Saturday, September 03, 2005

Recollections


My parents are both extroverts, by even a loose definiton of that term. They both "know everybody" and are well-loved in return. My mother befriends people at the grocery store- always coming back with some story about how she met a wonderful person in the vegetable aisle. My father is the grand entertainer, hosting parties every weekend, even to this day.

I still like to tell the story that as a child - it was me who was diligent about doing his homework while my parents and ten of their closest friends were dancing to salsa music downstairs, my mother cooking up small plates of food, my father passing out beers and going through his immense record collection. It was me who would say "Can you keep it down, please? I'm trying to get my schoolwork done." It was my own parents who replied "Aww. Always so serious! Come on down and have some fun!"

---

When traveling to visit family abroad, I was known as the "serious" child - the one who seemed lost inside himself. I made friends warily and only with others who seemed to have something to say. Otherwise, I kept to myself, a private person who some still consider to be unfriendly or aloof. I know that this sometimes embarassed my parents. They would anxiously try to explain me away - "That Ricardo lives in his own world." - "He has a rich inner life, you see."

That inner life consisted of my own explorations. Imagined worlds. I still have old notebooks that I used to write in as a child. I see them today only as the monologues of a lonely child. They are full of stories, dreams, invented worlds, attempts to create the axioms of new geometries. There's even a touch of paranoia that I can see now - I was convinced that the role of parents and teachers were to quickly feed us illusions about the world, quickly, before we could see it as it really was - a sort of naked view of things, the world laid bare. And, just as the memory of a dream vanishes quickly upon awakening, most of us have forgotten what we once saw, the pulleys behind the stage, the un-interpreted world.

---

My brother was more like my parents. He started drinking at an early age. He started dating girls before me even though I was two years his senior. He partied downstairs and away at other people's houses while i studied upstairs. He got involved with street gangs, was thrown in jail for graffiti he painted on walls. He never graduated from high school.
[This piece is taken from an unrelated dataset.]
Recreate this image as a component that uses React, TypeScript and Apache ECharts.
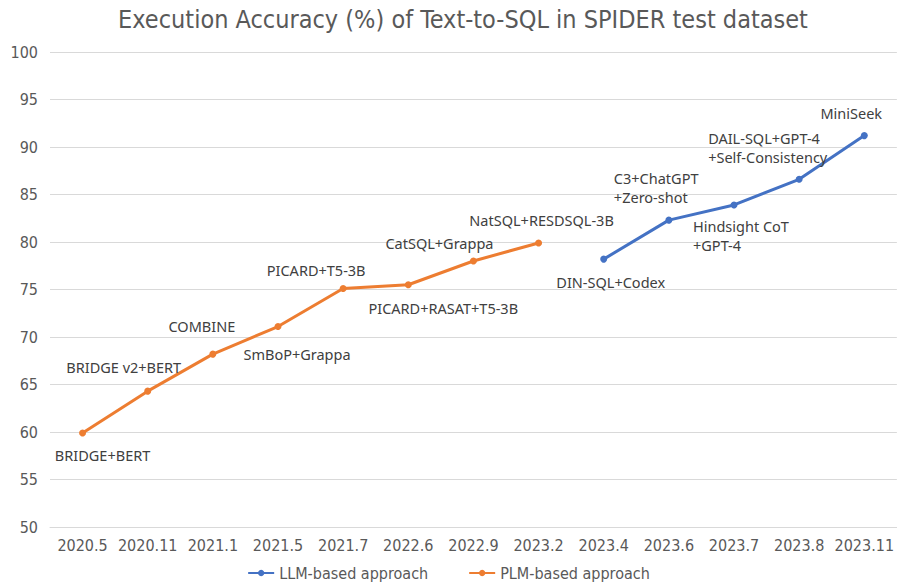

As children, and even later as adults, we would have these tremendous fights. We would sometimes hit and punch and brawl, sometimes drawing blood, until our mother, in screams, would separate us. And yet, and yet, despite our seeming differences I will always tell people that the person who is most like me in the world - is my brother.

All of us have a mischievous side - the child-like part of us that loves to play and laugh. That part of us that attacks the world. That part of us that confirms the act of being alive by embracing risk.

That particular part of me is just like my brother's. We have the same sense of humor and the same sense of what is attractive danger. Despite our seeming differences, it is not uncommon to find us both in the corner, laughing together at some joke or plan that only makes sense to us and to nobody else. If our mischievous side is like an inner demon, then the only difference between me and my brother is that he let his demon have too much control. Uncharitably, my brother is how my inner demon would appear - fully unleashed.

---

At the age of 16, I did not know what to do with myself. I can't say that I had many friends although that seemed to be of my own choosing. I did have girlfriends - for some reason I had the inverse problem of most young introverts: I knew how to talk to women but had trouble making lasting friends. My fellow high school students had inexplicably voted me as "Most likely to start a cult."

As I was reeling in indecision, a recruiter from a distant college named Harvard called me at home. He said that all of my high school teachers had urged him to talk to me and that he was impressed by what he had heard. I hadn't really decided that I was in fact going to college. I thought that an ideal life would be close to a monastic life - except with some sex involved somehow. But, maybe academics would suit.

I recall telling my mother: "These people from Harvard keep calling me - urging me to go to their college" Her response was: "Well, that sounds suspicious. I've never heard of the place. Let me ask my friends."